Easily, the most impressive factor of Yung Bleu’s maneuvers to become independent is the control of his trajectory since making the move. The release of “You’re Mines Still” proves that he was right in his belief that he could translate knowledge he soaked up from his experience with a major label into the type of viral success they trick artists into thinking they need a label to get. He spoke about it in-depth in an interview with DX last year.
“Just looking at how things are set up,” he began. “We make a hit song, we make radio and we did everything but damn why would the label want to stop? You probably be thinking like, ‘Damn. Why the fuck they stopping? We supposed to keep going.’ But you got to look at it like the labels really be hating sometimes, you feel me? They probably feel like that they just made they money back. Labels be wanting to see five times the profit, you feel me? Or they don’t feel like they made shit.”
HipHopDX will closely chronicle Yung Bleu’s tracks and triumphs alike this year as he preps his upcoming studio debut album. Congratulations on Mr. Bleu Vandross himself for being a 2021 Rising Star!

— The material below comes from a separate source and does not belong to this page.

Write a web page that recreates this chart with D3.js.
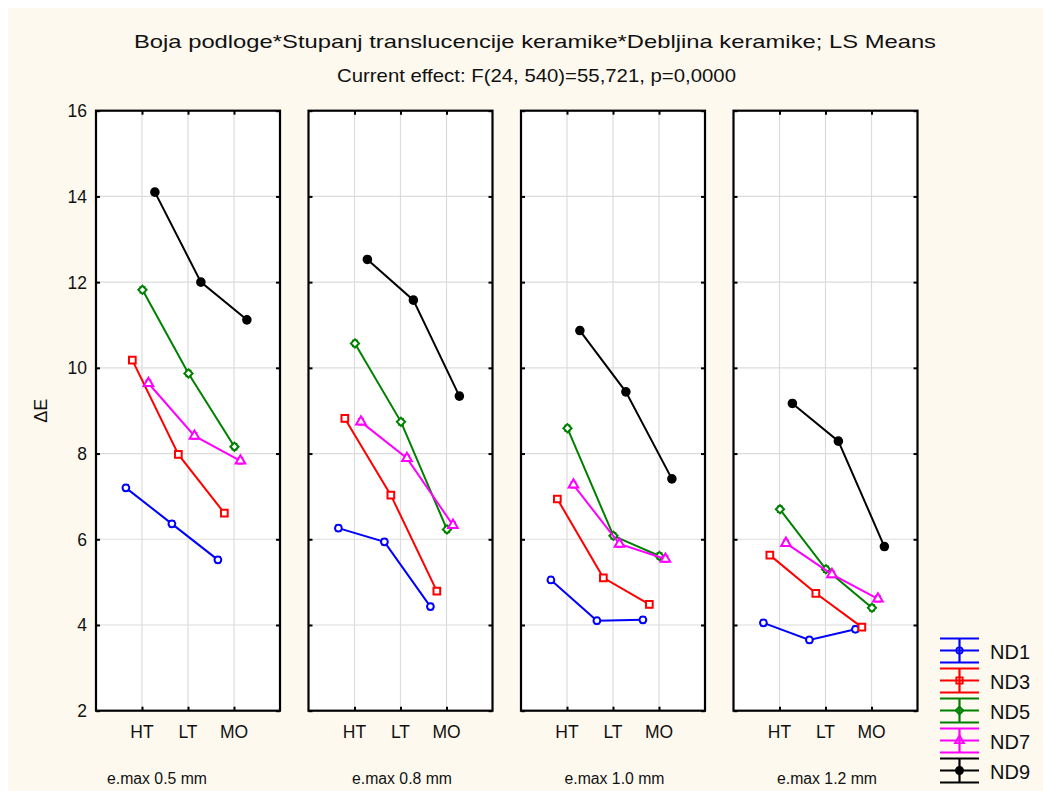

Blxst is one of 10 up-and-coming rappers named to HipHopDX’s 2021 Rising Stars! For more info on Blxst and the rest of the talented Hip Hop bunch, read about them here.
Yung Bleu’s Accomplishments So Far
- “You’re Mines Still” featuring Drake hits 100 million on YouTube
- Purchases new estate after success of music career pays off
- “You’re Mines Still” goes platinum
- Reveals he has one of the last features with the late DMX
- Links in studio with Chloe Bailey to “put together a masterpiece project”
- Joins Chris Brown, A-Boogie, and Mooskii on official “Trackstar” remix.
- Announces Summer Jam 2021 Festival performance
- Drops “Baddest” featuring Chris Brown and 2 Chainz
- Has pop-up nail salons to pay for his fans to get their feet and nails done.
- Drops debut album ‘Moon Boy’
Yung Bleu’s Set Backs So Far
- Feuds with Trippie Redd over Drake feature on “You’re Mines Still”
- Falls on stage during Houston concert but is able to laugh about it
- Yung Bleu isn’t nominated for a single award at the 2021 BET Awards
- Yung Bleu’s rant over 2021 BET Awards nomination caused friction with Coi Leray
- Producer Ice Starr sues Yung Bleu and Boosie Badazz on 2017 instrumental for “Miss It”
- Get ridiculed for buying his sister a Chrysler car amidst Chris Brown and Drake features.